Task to carry out:
Starting from the top of the material, restate each line exactly until the line that contains "const phi16 = [145, 288, 288];", which is also copied. Pictures are excluded.

Information provided:
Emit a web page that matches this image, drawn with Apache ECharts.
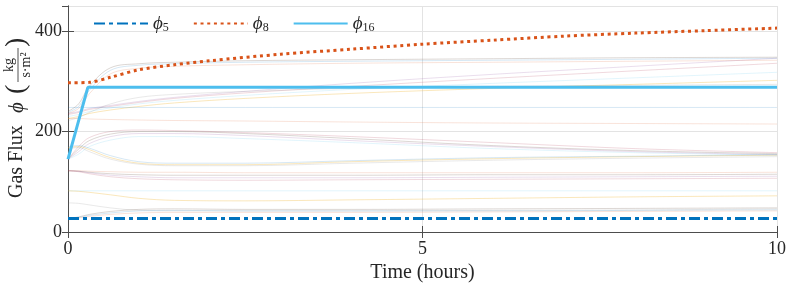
<!DOCTYPE html>
<html>
<head>
<meta charset="utf-8">
<script src="https://cdn.jsdelivr.net/npm/echarts@6/dist/echarts.min.js"></script>
<style>
html,body{margin:0;padding:0;background:#fff;}
#c{width:789px;height:289px;}
</style>
</head>
<body>
<div id="c"></div>
<script>
// ---- data ----
const T = [0, 0.15, 0.3, 0.6, 1, 1.5, 2.5, 4, 6, 8, 10];
const phi5 = [27, 27, 27, 27, 27, 27, 27, 27, 27, 27, 27];
const phi8T = [0, 0.3, 0.6, 1, 1.5, 2, 3, 4, 5, 6, 7, 8, 9, 10];
const phi8 = [297, 298, 308, 323, 333, 341, 354, 364, 374, 382, 390, 396, 401, 406];
const phi16T = [0, 0.28, 10];
const phi16 = [145, 288, 288];

// background runs (values at T)
const run01 = [238, 250, 282, 322, 332, 335, 338, 340, 342, 344, 346];
const run02 = [236, 246, 275, 315, 326, 330, 333, 336, 338, 340, 342];
const run03 = [240, 255, 290, 327, 335, 338, 341, 343, 345, 347, 348];
const run04 = [236, 240, 246, 252, 260, 268, 280, 296, 314, 330, 346];
const run05 = [234, 238, 244, 250, 258, 266, 277, 290, 306, 321, 336];
const run06 = [230, 234, 240, 247, 255, 262, 272, 284, 296, 307, 318];
const run07 = [226, 230, 236, 243, 250, 257, 266, 276, 286, 294, 302];
const run08 = [222, 228, 238, 255, 268, 274, 280, 286, 290, 292, 294];
const run09 = [248, 248, 248, 248, 248, 248, 248, 248, 248, 248, 248];
const run10 = [226, 226, 225, 224, 223, 222, 221, 219, 217, 216, 215];
const run11 = [145, 165, 182, 195, 200, 200, 196, 186, 172, 162, 156];
const run12 = [145, 160, 176, 190, 196, 196, 192, 182, 170, 160, 154];
const run13 = [145, 170, 188, 200, 203, 202, 198, 190, 178, 166, 158];
const run14 = [145, 155, 170, 183, 190, 190, 186, 178, 166, 158, 153];
const run15 = [168, 170, 164, 148, 137, 134, 134, 140, 146, 150, 153];
const run16 = [166, 168, 160, 145, 135, 132, 132, 137, 143, 147, 150];
const run17 = [170, 172, 167, 152, 140, 137, 137, 142, 148, 151, 154];
const run18 = [122, 122, 121, 120, 119, 119, 118, 118, 118, 118, 119];
const run19 = [122, 121, 119, 116, 114, 113, 113, 113, 114, 114, 115];
const run20 = [122, 121, 118, 113, 110, 108, 108, 108, 109, 110, 111];
const run21 = [122, 120, 116, 110, 106, 104, 103, 104, 105, 106, 107];
const run22 = [82, 82, 82, 82, 82, 82, 82, 82, 82, 82, 82];
const run23 = [82, 81, 79, 74, 67, 63, 62, 64, 67, 70, 72];
const run24 = [58, 57, 54, 48, 43, 42, 42, 42, 43, 44, 46];
const run25 = [27, 29, 33, 38, 42, 43, 42, 42, 42, 43, 44];
const run26 = [27, 28, 31, 35, 38, 39, 39, 39, 40, 41, 42];
const run27 = [27, 30, 35, 41, 45, 46, 45, 45, 46, 47, 48];
const runs = [run01, run02, run03, run04, run05, run06, run07, run08, run09, run10,
  run11, run12, run13, run14, run15, run16, run17, run18, run19, run20,
  run21, run22, run23, run24, run25, run26, run27];

const xTicks = [0, 5, 10];
const yTicks = [0, 200, 400];

// ---- chart ----
const palette = ['#0072BD', '#D95319', '#8a7a70', '#7E2F8E', '#A2142F', '#4DBEEE', '#EDB120', '#777777'];
const pair = (xs, ys) => ys.map((v, i) => [xs[i], v]);
const serif = '"Liberation Serif", "DejaVu Serif", serif';
const axisCol = '#4d4d4d';

const series = runs.map((r, k) => ({
  type: 'line', name: 'run' + k, data: pair(T, r), symbol: 'none', smooth: 0.35,
  silent: true, z: 1,
  lineStyle: { width: 1, color: palette[k % palette.length], opacity: (k % 4 === 2) ? 0.3 : 0.16 }
}));
const mainSeries = [
  { name: 'p5', xs: T, ys: phi5, color: '#0072BD', type: [11, 4, 4, 4], smooth: false },
  { name: 'p8', xs: phi8T, ys: phi8, color: '#D95319', type: [3, 3.7], smooth: 0.3 },
  { name: 'p16', xs: phi16T, ys: phi16, color: '#4DBEEE', type: 'solid', smooth: false }
];
mainSeries.forEach((m, i) => series.push({
  type: 'line', name: m.name, data: pair(m.xs, m.ys), symbol: 'none', showSymbol: false,
  smooth: m.smooth, z: 5 + i,
  itemStyle: { color: m.color, opacity: 0 },
  lineStyle: { width: 3, color: m.color, type: m.type }
}));

const legendNames = { p5: '5', p8: '8', p16: '16' };

const option = {
  animation: false,
  backgroundColor: '#fff',
  grid: { left: 68, right: 10, top: 6, bottom: 57, containLabel: false },
  legend: {
    data: ['p5', 'p8', 'p16'],
    left: 88, top: 9,
    itemWidth: 54, itemHeight: 12, itemGap: 24,
    formatter: n => '{i|ϕ}{s|' + legendNames[n] + '}',
    textStyle: {
      rich: {
        i: { fontFamily: serif, fontStyle: 'italic', fontSize: 19, color: '#262626' },
        s: { fontFamily: serif, fontSize: 12, color: '#262626', verticalAlign: 'bottom', padding: [8, 0, 0, 0] }
      }
    }
  },
  xAxis: [{
    type: 'value', min: 0, max: 10, interval: 5, position: 'bottom',
    axisLine: { show: true, lineStyle: { color: axisCol, width: 1 } },
    axisTick: { show: true, inside: true, length: 6, lineStyle: { color: axisCol } },
    axisLabel: { fontFamily: serif, fontSize: 18, color: '#262626', margin: 8,
      formatter: v => xTicks.includes(v) ? String(v) : '' },
    splitLine: { show: true, lineStyle: { color: '#e3e3e3', width: 1 } },
    name: 'Time (hours)', nameLocation: 'middle', nameGap: 27,
    nameTextStyle: { fontFamily: serif, fontSize: 20, color: '#262626' }
  }, {
    type: 'value', min: 0, max: 10, interval: 5, position: 'top',
    axisLine: { show: true, lineStyle: { color: axisCol, width: 1 } },
    axisTick: { show: true, inside: true, length: 6, lineStyle: { color: axisCol } },
    axisLabel: { show: false }, splitLine: { show: false }
  }],
  yAxis: [{
    type: 'value', min: 0, max: 450, interval: 200, position: 'left',
    axisLine: { show: true, lineStyle: { color: axisCol, width: 1 } },
    axisTick: { show: true, inside: true, length: 6, lineStyle: { color: axisCol } },
    axisLabel: { fontFamily: serif, fontSize: 18, color: '#262626', margin: 6, showMaxLabel: false,
      formatter: v => yTicks.includes(v) ? String(v) : '' },
    splitLine: { show: true, lineStyle: { color: '#e3e3e3', width: 1 } }
  }, {
    type: 'value', min: 0, max: 450, interval: 200, position: 'right',
    axisLine: { show: true, lineStyle: { color: axisCol, width: 1 } },
    axisTick: { show: true, inside: true, length: 6, lineStyle: { color: axisCol } },
    axisLabel: { show: false }, splitLine: { show: false }
  }],
  graphic: [{
    type: 'group', x: 17, y: 198, rotation: Math.PI / 2, silent: true,
    children: [
      { type: 'text', x: 0, y: 0, style: { text: 'Gas Flux', font: '20px ' + serif, fill: '#262626',
          textAlign: 'left', textVerticalAlign: 'middle' } },
      { type: 'text', x: 85, y: 0, style: { text: 'ϕ', font: 'italic 21px ' + serif, fill: '#262626',
          textAlign: 'left', textVerticalAlign: 'middle' } },
      { type: 'text', x: 104, y: 0, style: { text: '(', font: '28px ' + serif, fill: '#262626', textAlign: 'left', textVerticalAlign: 'middle' } },
      { type: 'text', x: 133, y: -8, style: { text: 'kg', font: '14px ' + serif, fill: '#262626', textAlign: 'center', textVerticalAlign: 'middle' } },
      { type: 'line', shape: { x1: 116, y1: 1, x2: 150, y2: 1 }, style: { stroke: '#262626', lineWidth: 0.8 } },
      { type: 'text', x: 133, y: 9, style: { text: 's·m²', font: '14px ' + serif, fill: '#262626', textAlign: 'center', textVerticalAlign: 'middle' } },
      { type: 'text', x: 151, y: 0, style: { text: ')', font: '28px ' + serif, fill: '#262626', textAlign: 'left', textVerticalAlign: 'middle' } }
    ]
  }],
  series: series
};
const chart = echarts.init(document.getElementById('c'), null, { renderer: 'canvas' });
chart.setOption(option);
</script>
</body>
</html>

Complete output:
Emit a web page that matches this image, drawn with Apache ECharts.
<!DOCTYPE html>
<html>
<head>
<meta charset="utf-8">
<script src="https://cdn.jsdelivr.net/npm/echarts@6/dist/echarts.min.js"></script>
<style>
html,body{margin:0;padding:0;background:#fff;}
#c{width:789px;height:289px;}
</style>
</head>
<body>
<div id="c"></div>
<script>
// ---- data ----
const T = [0, 0.15, 0.3, 0.6, 1, 1.5, 2.5, 4, 6, 8, 10];
const phi5 = [27, 27, 27, 27, 27, 27, 27, 27, 27, 27, 27];
const phi8T = [0, 0.3, 0.6, 1, 1.5, 2, 3, 4, 5, 6, 7, 8, 9, 10];
const phi8 = [297, 298, 308, 323, 333, 341, 354, 364, 374, 382, 390, 396, 401, 406];
const phi16T = [0, 0.28, 10];
const phi16 = [145, 288, 288];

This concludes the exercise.